Bard or beard — that is the question. But it’s the query itself, as a hotbed for Elizabethan backstage farce, rather than the answer that interests playwright Amy Freed. Her linguistically gymnastic entry into the debate over who wrote Shakespeare’s plays, The Beard of Avon (at the Publick Theatre, in repertory through September 3), suggests that everybody short of the Globe ticket taker had a hand in the canon, including sweet Stratford bumpkin Will Shakspere himself. Here a stage-smitten rewrite man with a knack for rhyme, Shakespeare is the initially awed and later affronted eye of a comic hurricane that includes all the usual ghostwriter suspects, led by a glibly dissolute Edward de Vere, 17th earl of Oxford, and extending to a pedantically untalented Francis Bacon and the Virgin Queen herself, whose desire for a little rough trade spurs her to pen The Taming of the Shrew. When she appears to view her creation, which is being passed off as the work of the universal beard, every phoneme causes her paroxysms of chortles — though the ending, before Shakespeare polishes it up with Katherine’s famous paean to wifely duty, is an endless Punch and Judy loop. Freed’s whole whimsical exercise, bristling with syntactical as well as outright borrowings from the Bard and arch anachronisms (Shakespeare complains of “a most pernicious deficit of my attention’s order”), is cleverly conceived fun. And if the mosquitoes don’t eat you alive at the outdoor Publick Theatre, where the bug crop seems to have flourished in the recent rain, the simultaneous chewing of scenery will do nothing to affront.

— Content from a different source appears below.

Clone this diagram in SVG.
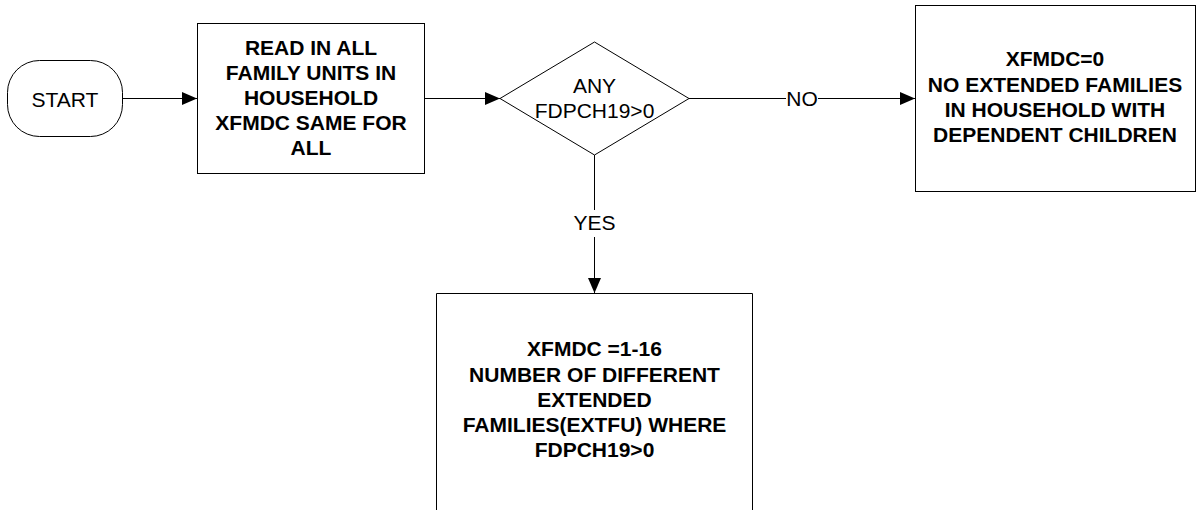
<svg xmlns="http://www.w3.org/2000/svg" width="1203" height="510" viewBox="0 0 1203 510">
<style>
.shape{fill:#fff;stroke:#000;stroke-width:1}
.line{fill:none;stroke:#000;stroke-width:1}
.b{font-family:"Liberation Sans",Arial,sans-serif;font-size:21px;font-weight:bold;text-anchor:middle;fill:#000}
.r{font-family:"Liberation Sans",Arial,sans-serif;font-size:21px;text-anchor:middle;fill:#000}
</style>
<defs>
<marker id="arr" markerWidth="15" markerHeight="13" refX="15" refY="6.5" orient="auto" markerUnits="userSpaceOnUse">
<path d="M0,0 L15,6.5 L0,13 Z" fill="#000"/>
</marker>
</defs>
<rect width="1203" height="510" fill="#fff"/>
<g id="connectors">
<line class="line" x1="123" y1="98.5" x2="197" y2="98.5" marker-end="url(#arr)"/>
<line class="line" x1="424" y1="98.5" x2="500" y2="98.5" marker-end="url(#arr)"/>
<line class="line" x1="689" y1="98.5" x2="786" y2="98.5"/>
<line class="line" x1="818" y1="98.5" x2="915" y2="98.5" marker-end="url(#arr)"/>
<text class="r" x="802" y="106">NO</text>
<line class="line" x1="594.5" y1="155" x2="594.5" y2="210"/>
<line class="line" x1="594.5" y1="237" x2="594.5" y2="293" marker-end="url(#arr)"/>
<text class="r" x="594.5" y="230">YES</text>
</g>
<g id="start">
<rect class="shape" x="7.5" y="60.5" width="115" height="76" rx="32" ry="32"/>
<text class="r" x="65" y="107">START</text>
</g>
<g id="read">
<rect class="shape" x="197.5" y="23.5" width="227" height="150"/>
<text class="b" x="311" y="55">READ IN ALL</text>
<text class="b" x="311" y="80">FAMILY UNITS IN</text>
<text class="b" x="311" y="105">HOUSEHOLD</text>
<text class="b" x="311" y="130">XFMDC SAME FOR</text>
<text class="b" x="311" y="155">ALL</text>
</g>
<g id="decision">
<polygon class="shape" points="500,98.5 594.5,42 689,98.5 594.5,155"/>
<text class="r" x="594.5" y="93">ANY</text>
<text class="r" x="594.5" y="118">FDPCH19&gt;0</text>
</g>
<g id="no-box">
<rect class="shape" x="915.5" y="5.5" width="280" height="186"/>
<text class="b" x="1055" y="66">XFMDC=0</text>
<text class="b" x="1055" y="92">NO EXTENDED FAMILIES</text>
<text class="b" x="1055" y="117">IN HOUSEHOLD WITH</text>
<text class="b" x="1055" y="142">DEPENDENT CHILDREN</text>
</g>
<g id="yes-box">
<path class="shape" d="M436.5,515 L436.5,293.5 L752.5,293.5 L752.5,515"/>
<text class="b" x="594.5" y="356">XFMDC =1-16</text>
<text class="b" x="594.5" y="382">NUMBER OF DIFFERENT</text>
<text class="b" x="594.5" y="407">EXTENDED</text>
<text class="b" x="594.5" y="432">FAMILIES(EXTFU) WHERE</text>
<text class="b" x="594.5" y="457">FDPCH19&gt;0</text>
</g>
</svg>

Imagine Shakespeare in Love with Gwyneth Paltrow removed and the Three Stooges thrown in, or Noises Off in a bodkin, and you’ve got the gist of Freed’s bawdy romp, which debuted at California’s South Coast Rep in 2001. Shakespeare is an unhappy, folically challenged fellow forced into a shotgun marriage with his babysitter, who immediately morphs from vixen to shrew. He flees responsibility and the cow patties to follow a theater company led by John Heminge and Henry Condol to London. Since the troupe’s every offering revolves around the same codpiece-and-shtupping shtick, it could use a playwright. (The one whose effort they’ve just bowdlerized hangs himself rather convincingly from a convenient tree adjacent to the playing space.) De Vere has a trunkful of manuscripts but couldn’t possibly sully himself by abandoning such aristocratic pursuits as hawking and servant slaughter for open dramaturgy. So he borrows Shakespeare’s name (not to mention his wife, who’s followed Will to town hoping to re-seduce him). Eventually the two writers become a sort of Kaufman and Hart — with Kaufman getting all the public credit while Hart usurps it among the cognoscenti.

There is a quasi-serious meditation on the nature of creativity afoot in all this, though you may miss it. The facile de Vere has the education, experience, and vocabulary (not to mention a gift for sensationalism, as exhibited in Titus Andronicus) but lacks heart: he’s the Tin Man crossed with the Libertine. It’s Shakespeare who supplies the partnership with emotion and pathos. But the notion of duality fused into genius is largely swallowed in all the physical comedy and Shakespeare jokes. The allusive relation of feeling to art is best summed up in a ditty by Steven Barkhimer that’s affectingly sung by Ellen Adair as the pretty young actor regularly subjected to Richard Burbage’s “Have I got a sausage for you” routines. To wit: “Everything from nothing comes to those who love.”